Ferry will also make appearances at the Concert For Diana at London’s Wembley Stadium on July 1, the San Sebastian Heineken Jazzaldia in Spain July 25 and the Down on the Farm Festival in Halden, Norway on August 3.

There is no word on whether Ferry will add U.S. dates to his tour at this time.

Ferry’s new release, Dylanesque, which is due to drop in the U.S. on June 19, is just what its title suggests – an album of 11 Bob Dylan covers.

The singer says that working on the album was a challenging yet rewarding experience that came easily once he got started.

“As far as the words are concerned it’s a bit like an actor tackling Shakespeare,” Ferry said on his web site. “I like finding the melodies that Dylan’s hidden away in there.

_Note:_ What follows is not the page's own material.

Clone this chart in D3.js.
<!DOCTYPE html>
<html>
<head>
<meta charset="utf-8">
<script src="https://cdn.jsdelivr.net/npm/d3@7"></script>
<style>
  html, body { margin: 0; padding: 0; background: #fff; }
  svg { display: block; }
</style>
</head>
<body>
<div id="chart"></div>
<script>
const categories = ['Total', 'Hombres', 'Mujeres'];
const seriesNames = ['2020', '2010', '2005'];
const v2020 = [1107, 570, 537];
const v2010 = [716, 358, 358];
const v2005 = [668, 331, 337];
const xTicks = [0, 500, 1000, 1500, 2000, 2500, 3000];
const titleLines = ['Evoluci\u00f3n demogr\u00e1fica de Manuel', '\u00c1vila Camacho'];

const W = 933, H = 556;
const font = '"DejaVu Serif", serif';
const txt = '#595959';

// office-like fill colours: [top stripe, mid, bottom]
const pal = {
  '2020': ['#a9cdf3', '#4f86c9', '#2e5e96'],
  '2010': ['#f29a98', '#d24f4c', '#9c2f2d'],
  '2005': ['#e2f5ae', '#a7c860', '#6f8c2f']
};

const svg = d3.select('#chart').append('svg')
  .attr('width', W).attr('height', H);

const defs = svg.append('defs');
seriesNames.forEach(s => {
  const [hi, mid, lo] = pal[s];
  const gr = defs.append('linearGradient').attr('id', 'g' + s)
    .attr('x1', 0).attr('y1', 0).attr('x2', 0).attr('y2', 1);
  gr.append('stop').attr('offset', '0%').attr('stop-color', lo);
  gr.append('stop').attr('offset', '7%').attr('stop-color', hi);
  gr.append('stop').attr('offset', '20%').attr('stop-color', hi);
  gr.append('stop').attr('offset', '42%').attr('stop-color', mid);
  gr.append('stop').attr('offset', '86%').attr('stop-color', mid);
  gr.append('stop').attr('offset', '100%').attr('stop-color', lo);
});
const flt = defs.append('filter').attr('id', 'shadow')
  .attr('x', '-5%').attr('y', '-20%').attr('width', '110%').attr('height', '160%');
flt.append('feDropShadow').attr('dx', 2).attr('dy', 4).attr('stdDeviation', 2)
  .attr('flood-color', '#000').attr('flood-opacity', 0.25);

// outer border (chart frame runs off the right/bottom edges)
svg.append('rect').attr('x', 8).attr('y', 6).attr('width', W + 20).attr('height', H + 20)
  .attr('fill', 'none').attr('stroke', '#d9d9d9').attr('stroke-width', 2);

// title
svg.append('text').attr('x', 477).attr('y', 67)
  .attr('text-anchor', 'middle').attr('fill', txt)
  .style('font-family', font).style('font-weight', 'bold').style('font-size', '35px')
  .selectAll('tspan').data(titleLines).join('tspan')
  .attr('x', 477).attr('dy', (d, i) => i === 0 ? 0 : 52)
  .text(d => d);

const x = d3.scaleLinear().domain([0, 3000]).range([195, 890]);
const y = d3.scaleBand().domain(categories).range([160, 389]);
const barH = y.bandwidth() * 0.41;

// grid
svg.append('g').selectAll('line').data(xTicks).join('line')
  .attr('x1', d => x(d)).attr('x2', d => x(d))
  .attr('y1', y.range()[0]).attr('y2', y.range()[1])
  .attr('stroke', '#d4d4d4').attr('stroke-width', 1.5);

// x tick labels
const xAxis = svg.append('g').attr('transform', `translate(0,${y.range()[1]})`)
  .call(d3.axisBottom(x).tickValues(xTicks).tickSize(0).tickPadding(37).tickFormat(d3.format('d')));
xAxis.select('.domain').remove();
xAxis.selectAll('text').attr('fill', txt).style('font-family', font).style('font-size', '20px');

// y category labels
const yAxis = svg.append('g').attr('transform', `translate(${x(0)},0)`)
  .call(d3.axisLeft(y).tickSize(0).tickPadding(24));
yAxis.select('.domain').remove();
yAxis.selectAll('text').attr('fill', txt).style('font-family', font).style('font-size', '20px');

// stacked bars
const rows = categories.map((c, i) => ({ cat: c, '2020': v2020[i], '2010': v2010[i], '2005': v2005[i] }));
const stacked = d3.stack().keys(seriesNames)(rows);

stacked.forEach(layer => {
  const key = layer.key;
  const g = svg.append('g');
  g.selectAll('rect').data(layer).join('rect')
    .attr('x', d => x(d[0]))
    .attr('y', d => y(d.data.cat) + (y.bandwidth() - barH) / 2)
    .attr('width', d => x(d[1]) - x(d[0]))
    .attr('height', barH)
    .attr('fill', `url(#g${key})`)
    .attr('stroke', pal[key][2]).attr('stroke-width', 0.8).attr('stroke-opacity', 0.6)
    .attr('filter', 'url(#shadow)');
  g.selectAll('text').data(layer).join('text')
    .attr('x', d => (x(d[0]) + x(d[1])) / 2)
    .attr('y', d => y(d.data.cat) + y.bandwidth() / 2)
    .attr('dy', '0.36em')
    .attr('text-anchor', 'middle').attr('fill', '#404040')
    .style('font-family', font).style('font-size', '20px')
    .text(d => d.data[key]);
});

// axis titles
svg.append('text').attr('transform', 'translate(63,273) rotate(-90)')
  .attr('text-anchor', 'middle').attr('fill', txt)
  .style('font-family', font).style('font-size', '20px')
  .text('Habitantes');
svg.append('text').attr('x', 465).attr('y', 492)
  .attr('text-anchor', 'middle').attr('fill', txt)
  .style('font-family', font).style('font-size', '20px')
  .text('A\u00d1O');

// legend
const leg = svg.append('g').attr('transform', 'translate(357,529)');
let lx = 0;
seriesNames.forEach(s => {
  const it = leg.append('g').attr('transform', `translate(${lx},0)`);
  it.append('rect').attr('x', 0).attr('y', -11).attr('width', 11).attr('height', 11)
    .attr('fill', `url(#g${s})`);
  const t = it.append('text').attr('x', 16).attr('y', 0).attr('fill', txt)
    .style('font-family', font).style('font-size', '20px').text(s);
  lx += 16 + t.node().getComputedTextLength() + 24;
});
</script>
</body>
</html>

“I sat down with [pianist] Colin Good and worked out keys, tempo, the feel of the thing. No demos. We just did it. Most of the recording was done inside a week. Then we did a couple of days at 4th Street Recording, a funky old studio in Santa Monica where the Beach Boys used to record.”

Ferry found himself embroiled in a bit of controversy recently regarding remarks he made about the Nazis during an interview with Welt Am Sonntag.

Talking about Nazi iconography rather than any of the atrocities the regime committed, he praised the “just amazing” and “really beautiful” way they staged and presented themselves.

“I’m talking about the films of Leni Riefenstahl and the buildings of Albert Speer and the mass marches and the flags – just fantastic. Really beautiful,” he told the national Sunday paper.

Ferry said he was “deeply upset” about the offense he’d caused and apologized unreservedly, pointing out that his comments were solely made from an art history perspective.

“I, like every right-minded individual, find the Nazi regime, and all it stood for, evil and abhorrent,” Ferry said in a statement.

Jewish leaders in Britain, some of whom had condemned Ferry’s comments and questioned whether he should be dropped from his modeling job with Marks & Spencer, welcomed his clarification.

Even before Ferry had a chance to issue his swift response and apology, his manager Steven Howard told The London Standard his client in no way supports the genocide perpetrated by Hitler.

“To suggest a certain appreciation of art and architecture that happens to be associated with the Nazi regime means condoning the action of that regime is illogical,” he said.